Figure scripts

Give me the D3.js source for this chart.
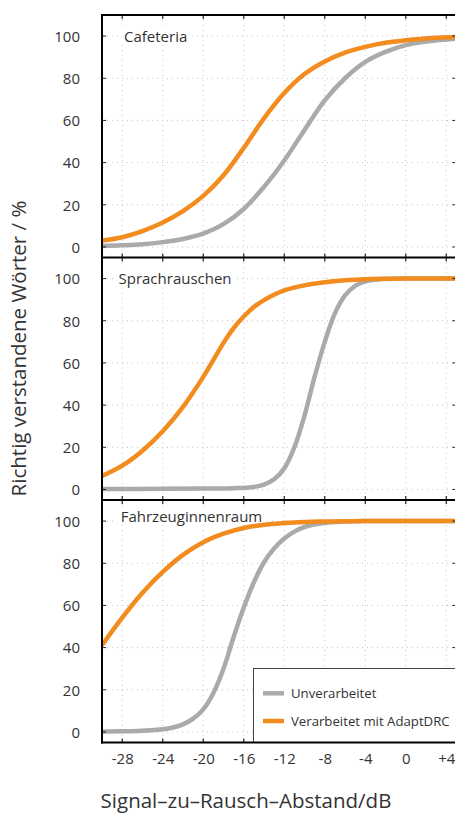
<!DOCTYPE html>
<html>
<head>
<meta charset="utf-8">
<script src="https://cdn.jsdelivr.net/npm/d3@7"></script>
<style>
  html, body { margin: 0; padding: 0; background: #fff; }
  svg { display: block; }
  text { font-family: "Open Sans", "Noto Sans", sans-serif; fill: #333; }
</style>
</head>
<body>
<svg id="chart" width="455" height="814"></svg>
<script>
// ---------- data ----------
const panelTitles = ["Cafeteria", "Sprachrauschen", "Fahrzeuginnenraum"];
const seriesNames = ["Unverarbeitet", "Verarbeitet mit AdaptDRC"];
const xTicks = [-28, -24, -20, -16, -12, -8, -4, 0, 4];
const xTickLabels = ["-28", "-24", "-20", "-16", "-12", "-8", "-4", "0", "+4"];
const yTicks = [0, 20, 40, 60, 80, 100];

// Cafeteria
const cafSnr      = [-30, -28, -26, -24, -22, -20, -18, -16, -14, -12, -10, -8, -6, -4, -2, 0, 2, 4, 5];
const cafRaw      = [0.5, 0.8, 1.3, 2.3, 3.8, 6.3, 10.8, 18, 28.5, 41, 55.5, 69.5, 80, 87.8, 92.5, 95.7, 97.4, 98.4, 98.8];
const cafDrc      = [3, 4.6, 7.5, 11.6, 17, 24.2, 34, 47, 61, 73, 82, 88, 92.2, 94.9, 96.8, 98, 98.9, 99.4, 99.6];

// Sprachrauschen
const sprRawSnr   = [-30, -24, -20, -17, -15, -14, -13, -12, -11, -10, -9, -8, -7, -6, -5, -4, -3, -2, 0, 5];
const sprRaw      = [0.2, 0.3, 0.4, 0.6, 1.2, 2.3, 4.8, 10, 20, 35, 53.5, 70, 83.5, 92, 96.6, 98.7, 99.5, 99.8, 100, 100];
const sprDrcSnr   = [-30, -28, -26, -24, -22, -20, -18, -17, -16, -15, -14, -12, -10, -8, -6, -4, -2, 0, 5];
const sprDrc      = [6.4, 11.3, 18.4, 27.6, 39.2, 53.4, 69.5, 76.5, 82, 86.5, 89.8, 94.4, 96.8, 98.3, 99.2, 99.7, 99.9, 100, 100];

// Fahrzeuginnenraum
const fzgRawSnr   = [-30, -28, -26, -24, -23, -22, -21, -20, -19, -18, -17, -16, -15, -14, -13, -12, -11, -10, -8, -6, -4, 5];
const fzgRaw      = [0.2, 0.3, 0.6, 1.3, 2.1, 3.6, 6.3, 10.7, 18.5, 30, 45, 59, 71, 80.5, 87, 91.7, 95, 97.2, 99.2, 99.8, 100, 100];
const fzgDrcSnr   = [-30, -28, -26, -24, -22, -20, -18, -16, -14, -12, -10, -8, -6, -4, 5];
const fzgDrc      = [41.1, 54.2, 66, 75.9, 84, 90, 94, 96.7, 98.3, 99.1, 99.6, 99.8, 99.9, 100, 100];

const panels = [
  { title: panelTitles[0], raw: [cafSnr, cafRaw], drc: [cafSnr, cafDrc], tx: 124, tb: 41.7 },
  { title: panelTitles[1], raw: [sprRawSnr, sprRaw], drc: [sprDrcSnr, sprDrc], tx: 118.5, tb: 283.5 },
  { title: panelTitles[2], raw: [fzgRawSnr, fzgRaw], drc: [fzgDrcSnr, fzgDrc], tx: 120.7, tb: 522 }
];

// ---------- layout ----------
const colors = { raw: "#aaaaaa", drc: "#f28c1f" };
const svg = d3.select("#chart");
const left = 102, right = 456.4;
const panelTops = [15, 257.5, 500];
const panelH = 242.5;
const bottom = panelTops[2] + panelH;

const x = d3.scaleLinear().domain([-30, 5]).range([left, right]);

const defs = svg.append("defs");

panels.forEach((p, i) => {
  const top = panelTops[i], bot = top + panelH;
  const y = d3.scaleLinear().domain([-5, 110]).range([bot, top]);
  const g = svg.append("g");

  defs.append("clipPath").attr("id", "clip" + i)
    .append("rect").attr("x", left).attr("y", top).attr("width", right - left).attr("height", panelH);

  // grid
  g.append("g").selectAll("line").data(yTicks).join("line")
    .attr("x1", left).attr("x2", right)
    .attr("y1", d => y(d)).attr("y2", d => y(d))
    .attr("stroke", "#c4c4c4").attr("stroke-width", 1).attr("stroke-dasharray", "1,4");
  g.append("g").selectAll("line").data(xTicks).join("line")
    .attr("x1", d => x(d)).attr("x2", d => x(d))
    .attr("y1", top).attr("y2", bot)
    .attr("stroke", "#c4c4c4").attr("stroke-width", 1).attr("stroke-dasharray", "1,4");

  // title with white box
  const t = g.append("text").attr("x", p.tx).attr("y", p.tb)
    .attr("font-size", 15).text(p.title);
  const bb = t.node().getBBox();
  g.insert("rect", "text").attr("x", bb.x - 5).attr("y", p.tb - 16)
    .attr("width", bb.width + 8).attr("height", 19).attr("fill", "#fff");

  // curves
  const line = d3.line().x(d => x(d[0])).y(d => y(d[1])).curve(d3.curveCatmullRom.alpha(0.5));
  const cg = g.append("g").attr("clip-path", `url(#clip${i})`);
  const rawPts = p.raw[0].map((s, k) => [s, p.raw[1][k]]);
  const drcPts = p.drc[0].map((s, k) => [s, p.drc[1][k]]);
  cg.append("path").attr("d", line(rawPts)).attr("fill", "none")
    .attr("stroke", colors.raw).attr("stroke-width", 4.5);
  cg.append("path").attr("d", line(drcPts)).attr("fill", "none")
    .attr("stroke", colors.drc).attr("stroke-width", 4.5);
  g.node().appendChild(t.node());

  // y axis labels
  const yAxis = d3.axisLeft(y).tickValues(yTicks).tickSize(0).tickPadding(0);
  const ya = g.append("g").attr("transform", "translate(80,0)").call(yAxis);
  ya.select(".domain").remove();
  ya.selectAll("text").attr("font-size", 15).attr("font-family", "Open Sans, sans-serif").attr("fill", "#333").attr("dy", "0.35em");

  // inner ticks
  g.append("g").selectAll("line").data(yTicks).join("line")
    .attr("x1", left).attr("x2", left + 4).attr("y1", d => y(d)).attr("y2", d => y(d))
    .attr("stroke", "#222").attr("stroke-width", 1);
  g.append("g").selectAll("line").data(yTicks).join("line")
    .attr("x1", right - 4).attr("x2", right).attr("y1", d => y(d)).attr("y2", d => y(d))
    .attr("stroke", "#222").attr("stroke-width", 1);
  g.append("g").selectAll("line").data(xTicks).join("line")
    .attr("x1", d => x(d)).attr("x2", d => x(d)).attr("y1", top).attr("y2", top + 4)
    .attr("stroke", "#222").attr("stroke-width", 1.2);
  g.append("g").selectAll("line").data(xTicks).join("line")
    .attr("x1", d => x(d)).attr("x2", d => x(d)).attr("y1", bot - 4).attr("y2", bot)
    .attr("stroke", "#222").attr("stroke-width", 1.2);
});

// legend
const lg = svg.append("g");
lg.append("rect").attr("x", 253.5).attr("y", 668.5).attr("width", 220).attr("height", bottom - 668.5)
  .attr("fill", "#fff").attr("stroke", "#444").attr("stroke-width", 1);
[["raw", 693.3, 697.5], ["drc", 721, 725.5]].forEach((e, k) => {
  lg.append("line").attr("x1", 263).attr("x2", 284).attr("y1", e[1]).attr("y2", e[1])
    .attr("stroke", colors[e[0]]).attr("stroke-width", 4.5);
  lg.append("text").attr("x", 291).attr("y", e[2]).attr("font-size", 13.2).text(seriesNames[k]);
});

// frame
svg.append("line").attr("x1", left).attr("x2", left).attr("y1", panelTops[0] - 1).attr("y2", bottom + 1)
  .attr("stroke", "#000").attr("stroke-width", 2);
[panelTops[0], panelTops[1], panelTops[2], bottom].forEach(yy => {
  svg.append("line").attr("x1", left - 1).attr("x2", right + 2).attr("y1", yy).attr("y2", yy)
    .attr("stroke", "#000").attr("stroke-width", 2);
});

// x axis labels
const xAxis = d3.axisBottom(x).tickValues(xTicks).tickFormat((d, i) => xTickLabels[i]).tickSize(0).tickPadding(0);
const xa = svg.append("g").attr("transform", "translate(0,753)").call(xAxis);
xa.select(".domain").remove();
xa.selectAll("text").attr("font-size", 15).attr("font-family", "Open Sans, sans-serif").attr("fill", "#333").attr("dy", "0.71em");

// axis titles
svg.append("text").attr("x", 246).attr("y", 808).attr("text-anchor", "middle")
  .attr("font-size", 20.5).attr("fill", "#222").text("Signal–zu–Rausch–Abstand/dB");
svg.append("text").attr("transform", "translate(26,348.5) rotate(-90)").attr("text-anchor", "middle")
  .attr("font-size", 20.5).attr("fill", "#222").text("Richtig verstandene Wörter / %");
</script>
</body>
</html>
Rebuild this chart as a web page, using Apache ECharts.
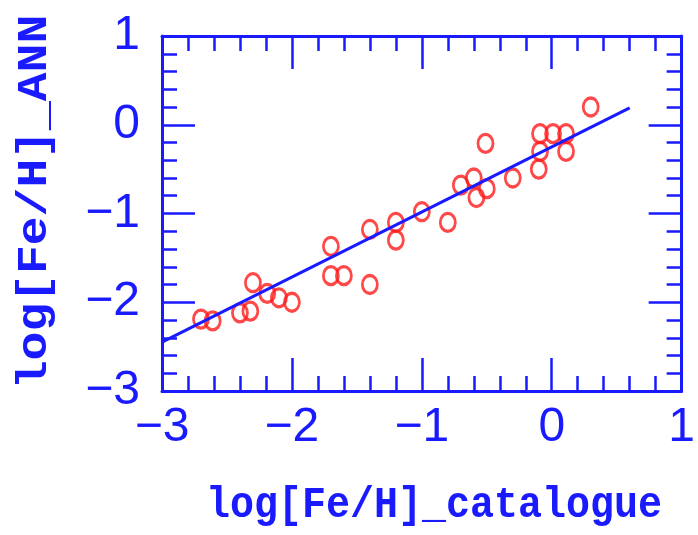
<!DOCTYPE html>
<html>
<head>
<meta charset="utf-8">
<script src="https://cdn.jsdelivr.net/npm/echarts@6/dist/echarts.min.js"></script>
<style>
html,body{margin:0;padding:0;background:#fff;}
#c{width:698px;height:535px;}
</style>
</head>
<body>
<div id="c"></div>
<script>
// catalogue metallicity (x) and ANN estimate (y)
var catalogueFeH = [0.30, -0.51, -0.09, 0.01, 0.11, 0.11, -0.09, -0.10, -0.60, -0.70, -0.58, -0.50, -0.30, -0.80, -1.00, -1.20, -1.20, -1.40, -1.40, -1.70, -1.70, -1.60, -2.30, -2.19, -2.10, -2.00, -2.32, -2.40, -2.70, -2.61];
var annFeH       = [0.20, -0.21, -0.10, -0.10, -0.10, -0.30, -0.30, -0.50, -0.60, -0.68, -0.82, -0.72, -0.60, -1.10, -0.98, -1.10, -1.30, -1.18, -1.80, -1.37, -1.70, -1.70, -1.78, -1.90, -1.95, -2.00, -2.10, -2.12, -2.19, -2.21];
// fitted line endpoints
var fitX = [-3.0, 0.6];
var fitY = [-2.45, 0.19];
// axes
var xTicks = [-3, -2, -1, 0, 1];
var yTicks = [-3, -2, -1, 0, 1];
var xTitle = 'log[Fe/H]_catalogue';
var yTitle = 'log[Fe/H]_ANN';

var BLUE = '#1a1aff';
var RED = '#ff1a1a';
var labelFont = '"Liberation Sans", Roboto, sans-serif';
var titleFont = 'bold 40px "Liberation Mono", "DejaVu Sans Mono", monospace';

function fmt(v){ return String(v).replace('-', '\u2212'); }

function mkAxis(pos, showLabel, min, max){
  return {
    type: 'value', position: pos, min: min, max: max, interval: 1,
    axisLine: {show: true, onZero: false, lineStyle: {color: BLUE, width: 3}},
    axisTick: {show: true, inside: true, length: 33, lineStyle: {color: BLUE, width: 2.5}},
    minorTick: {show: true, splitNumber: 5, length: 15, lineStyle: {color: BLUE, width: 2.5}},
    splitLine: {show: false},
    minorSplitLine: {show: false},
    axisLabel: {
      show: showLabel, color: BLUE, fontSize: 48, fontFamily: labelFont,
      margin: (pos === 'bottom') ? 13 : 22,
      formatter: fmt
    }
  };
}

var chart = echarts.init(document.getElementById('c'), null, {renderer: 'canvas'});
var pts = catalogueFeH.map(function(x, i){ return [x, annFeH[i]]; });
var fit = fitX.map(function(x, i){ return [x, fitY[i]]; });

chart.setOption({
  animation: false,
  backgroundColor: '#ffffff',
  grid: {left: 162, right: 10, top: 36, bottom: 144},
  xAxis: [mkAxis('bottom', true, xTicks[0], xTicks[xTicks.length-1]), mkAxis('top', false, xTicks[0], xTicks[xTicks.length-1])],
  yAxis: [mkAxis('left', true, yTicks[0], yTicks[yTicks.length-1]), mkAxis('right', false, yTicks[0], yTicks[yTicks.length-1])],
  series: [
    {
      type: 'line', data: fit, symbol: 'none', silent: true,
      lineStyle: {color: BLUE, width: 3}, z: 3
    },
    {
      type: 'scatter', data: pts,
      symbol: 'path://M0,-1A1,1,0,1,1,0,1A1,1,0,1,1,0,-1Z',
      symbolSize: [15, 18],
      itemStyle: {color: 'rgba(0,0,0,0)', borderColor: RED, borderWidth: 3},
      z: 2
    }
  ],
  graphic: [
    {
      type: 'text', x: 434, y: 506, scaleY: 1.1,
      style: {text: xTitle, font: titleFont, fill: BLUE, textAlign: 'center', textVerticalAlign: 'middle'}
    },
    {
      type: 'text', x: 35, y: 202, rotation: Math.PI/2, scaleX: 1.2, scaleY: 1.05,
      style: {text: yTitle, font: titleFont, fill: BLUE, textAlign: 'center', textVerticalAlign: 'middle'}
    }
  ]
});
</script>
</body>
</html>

## SET EXERCISE
State how many lines of the records above contain the word "this", giving only that number.

## OUTPUT BELOW
2